Through the years, predominantly black spaces such as historically black colleges and universities (HBCUs) have sheltered black people. More than that, they provide an important space for the fight for civil rights, equality, and black liberation.

Despite this connection, many wonder what the role is of historically black colleges and universities (HBCUs) today. I have been researching HBCUs to understand how education and its pursuit by black Americans represent a constant affront to white supremacy.

Historically, educating the formerly enslaved and their descendants represented a truly radical act. And today, as black Americans choosing to attend these schools know (and confirmed by researchers), these campuses are psychologically and socially more liberating than the predominantly white ones.

This is but one reason we still need HBCUs. Their historic role in the pursuit of freedom is yet another.

Key role played by black schools

HBCUs have always been the vehicles for liberty and equality in the journey toward black liberation within America.

Black Americans have long understood the relationship between education and democracy. Following the Civil War, learning the rules of the American and southern political economy was necessary to take full advantage of one’s citizenship rights.

However, at the time, not only did most people believe the formerly enslaved had no desire for education, they also thought black Americans did not possess the mental capacity to pursue it.

The fervent efforts of the formerly enslaved to establish colleges in the post-bellum South ran counter to these beliefs, although the founding of Lincoln University in Pennsylvania in 1854, even prior to the Civil War’s conclusion, proved beyond doubt that black Americans were keen to seek education.

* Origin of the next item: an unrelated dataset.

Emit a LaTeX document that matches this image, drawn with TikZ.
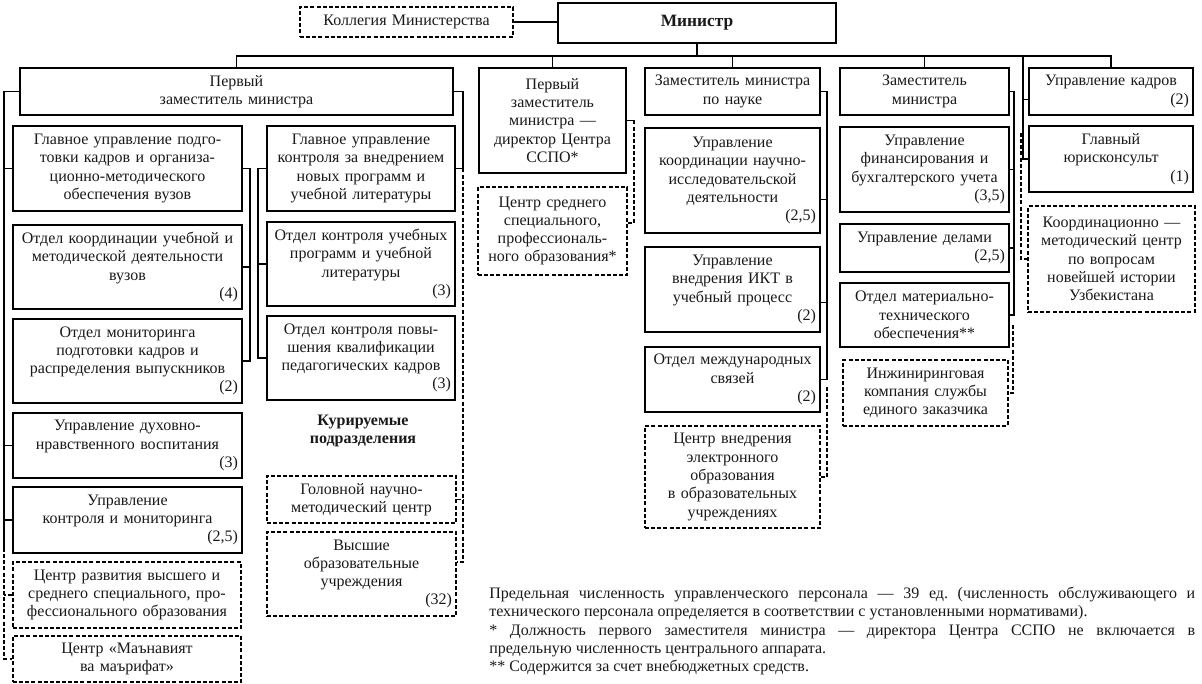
\documentclass[tikz,border=0pt]{standalone}
\usepackage{fontspec}
\setmainfont{Liberation Serif}
\frenchspacing
\newcommand\fs{\fontsize{12pt}{13.7pt}\selectfont}
\newcommand\nm[1]{\\\hfill #1\hspace*{1.5pt}}
\tikzset{
  obox/.style={draw, line width=0.9pt, rectangle, align=center, inner xsep=1.5pt, inner ysep=1pt, font=\fs, text=black!90},
  dbox/.style={obox, line width=1.15pt, dash pattern=on 3pt off 1.6pt},
  con/.style={line width=0.8pt},
  dcon/.style={line width=1.15pt, dash pattern=on 3pt off 1.6pt},
}
\newcommand\bx[7][]{%
  \pgfmathsetmacro\bxw{(#5-#3)*0.75}%
  \pgfmathsetmacro\bxh{(#6-#4)*0.75}%
  \pgfmathsetmacro\bxt{(#5-#3)*0.75-3}%
  \node[obox,#1,minimum width=\bxw pt,minimum height=\bxh pt,text width=\bxt pt] (#2) at ({(#3+#5)/2},{(#4+#6)/2}) {#7};}
\begin{document}
\begin{tikzpicture}[x=0.75pt,y=-0.75pt]
\fill[white] (0,0) rectangle (1202,684);
\useasboundingbox (0,0) rectangle (1202,684);
% top
\bx[dbox]{kol}{300}{7}{513}{37}{Коллегия Министерства}
\bx[font=\fontsize{13pt}{15pt}\selectfont\bfseries]{min}{558}{3}{836}{43}{Министр}
\bx{fz1}{20}{68}{453}{115}{Первый\\заместитель министра}
\bx{fz2}{479}{68}{626}{173}{Первый\\заместитель\\министра —\\директор Центра\\ССПО*}
\bx{zn}{645}{68}{820}{115}{Заместитель министра\\по науке}
\bx{zm}{840}{68}{1009}{115}{Заместитель\\министра}
\bx{uk}{1029}{68}{1193}{115}{Управление кадров\nm{(2)}}
\bx{gyu}{1029}{126}{1193}{192}{Главный\\юрисконсульт\nm{(1)}}
\bx[dbox]{kmc}{1028}{206}{1195}{312}{Координационно —\\методический центр\\по вопросам\\новейшей истории\\Узбекистана}
% column 1
\bx{c1a}{13}{126}{242}{211}{Главное управление подго-\\товки кадров и организа-\\ционно-методического\\обеспечения вузов}
\bx{c1b}{13}{225}{242}{309}{Отдел координации учебной и\\методической деятельности\\вузов\nm{(4)}}
\bx{c1c}{13}{319}{242}{403}{Отдел мониторинга\\подготовки кадров и\\распределения выпускников\nm{(2)}}
\bx{c1d}{13}{413}{242}{478}{Управление духовно-\\нравственного воспитания\nm{(3)}}
\bx{c1e}{13}{487}{242}{553}{Управление\\контроля и мониторинга\nm{(2,5)}}
\bx[dbox]{c1f}{13}{562}{241}{628}{Центр развития высшего и\\среднего специального, про-\\фессионального образования}
\bx[dbox]{c1g}{13}{636}{241}{682}{Центр «Маънавият\\ва маърифат»}
% column 2
\bx{c2a}{267}{126}{455}{211}{Главное управление\\контроля за внедрением\\новых программ и\\учебной литературы}
\bx{c2b}{267}{222}{455}{306}{Отдел контроля учебных\\программ и учебной\\литературы\nm{(3)}}
\bx{c2c}{267}{316}{455}{400}{Отдел контроля повы-\\шения квалификации\\педагогических кадров\nm{(3)}}
\node[font=\fs\bfseries, align=center, text=black!90] (kur) at (363,431) {Курируемые\\подразделения};
\bx[dbox]{c2d}{267}{476}{456}{523}{Головной научно-\\методический центр}
\bx[dbox]{c2e}{267}{532}{456}{616}{Высшие\\образовательные\\учреждения\nm{(32)}}
% SSPO
\bx[dbox]{cs}{478}{187}{627}{275}{Центр среднего\\специального,\\профессиональ-\\ного образования*}
% science
\bx{zn1}{645}{128}{820}{233}{Управление\\координации научно-\\исследовательской\\деятельности\nm{(2,5)}}
\bx{zn2}{645}{247}{820}{332}{Управление\\внедрения ИКТ в\\учебный процесс\nm{(2)}}
\bx{zn3}{645}{347}{820}{412}{Отдел международных\\связей\nm{(2)}}
\bx[dbox]{zn4}{645}{426}{820}{528}{Центр внедрения\\электронного\\образования\\в образовательных\\учреждениях}
% deputy
\bx{zm1}{840}{127}{1009}{212}{Управление\\финансирования и\\бухгалтерского учета\nm{(3,5)}}
\bx{zm2}{840}{224}{1009}{272}{Управление делами\nm{(2,5)}}
\bx{zm3}{840}{283}{1009}{347}{Отдел материально-\\технического\\обеспечения**}
\bx[dbox]{zm4}{843}{360}{1008}{426}{Инжиниринговая\\компания службы\\единого заказчика}
% footnote
\node[anchor=north west, inner sep=0pt, text=black!90] (fn) at (489,587) {\parbox[t]{529.5pt}{\fs\setlength{\parindent}{0pt}\hyphenpenalty=10000
Предельная численность управленческого персонала — 39 ед. (численность обслуживающего и\linebreak технического персонала определяется в соответствии с установленными нормативами).\par
* Должность первого заместителя министра — директора Центра ССПО не включается в\linebreak предельную численность центрального аппарата.\par
** Содержится за счет внебюджетных средств.}};
% connectors
\coordinate (bus) at (697,56);
\draw[con] (kol.east) -- (kol.east -| min.west);
\draw[con] (min.south) -- (min.south |- bus);
\draw[con] (fz1.north) -- (fz1.north |- bus) -- (uk.north |- bus) -- (uk.north);
\draw[con] (fz2.north) -- (fz2.north |- bus);
\draw[con] (zn.north) -- (zn.north |- bus);
\draw[con] (zm.north) -- (zm.north |- bus);
% right trunk
\coordinate (tR) at (1023,56);
\draw[con] (tR) |- (gyu.west);
\draw[con] ([yshift=-6pt]uk.west) -- ([yshift=-6pt]uk.west -| tR);
\coordinate (tRd) at (1021,133);
\draw[dcon] (tRd) |- (kmc.west);
% left trunk
\coordinate (tL) at (4,548);
\draw[con] (fz1.west) -| (tL);
\foreach \n in {c1a,c1d,c1e} \draw[con] (\n.west) -- (\n.west -| tL);
\draw[dcon] (tL) |- (c1g.west);
\draw[dcon] (c1f.west) -- (c1f.west -| tL);
% column 1 right
\coordinate (t1) at (250,0);
\draw[con] (c1a.east) -| (t1 |- c1c.east) -- (c1c.east);
\draw[con] (c1b.east) -- (c1b.east -| t1);
% column 2 left
\coordinate (t2) at (258,0);
\draw[con] (c2a.west) -| (t2 |- c2c.west) -- (c2c.west);
\draw[con] (c2b.west) -- (c2b.west -| t2);
% first deputy right
\coordinate (tF) at (463,0);
\draw[con] (fz1.east) -| (tF |- c2a.east) -- (c2a.east);
\draw[dcon] (tF |- c2a.east) |- ([yshift=9pt]c2e.east);
\draw[dcon] (c2d.east) -- (c2d.east -| tF);
% SSPO
\coordinate (tS) at (634,0);
\draw[con] (fz2.east) -- (fz2.east -| tS);
\draw[dcon] (fz2.east -| tS) |- ([yshift=6pt]cs.east);
% science
\coordinate (tN) at (827,0);
\draw[con] (zn.east) -| (tN |- zn3.east) -- (zn3.east);
\draw[con] ([yshift=-14.6pt]zn1.east) -- ([yshift=-14.6pt]zn1.east -| tN);
\draw[con] ([yshift=-10pt]zn2.east) -- ([yshift=-10pt]zn2.east -| tN);
\coordinate (tNd) at (827,387);
\draw[dcon] (tNd) |- (zn4.east);
% deputy
\coordinate (tM) at (1014,0);
\draw[con] (zm.east) -| (tM |- zm3.east) -- (zm3.east);
\foreach \n in {zm1,zm2} \draw[con] (\n.east) -- (\n.east -| tM);
\coordinate (tMd) at (1013,325);
\draw[dcon] (tMd) |- (zm4.east);
\end{tikzpicture}
\end{document}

The point is, HBCUs played a crucial role in transforming how America was to understand and envision what it meant to be black following the Civil War. And throughout the years, these schools have served as incubators for future generations of freedom fighters.

It was HBCUs, for example, where the carefully crafted educational strategies that birthed the mass protests and civil unrest of the 1950s and 1960s emerged, a fact that many people today may fail to appreciate adequately.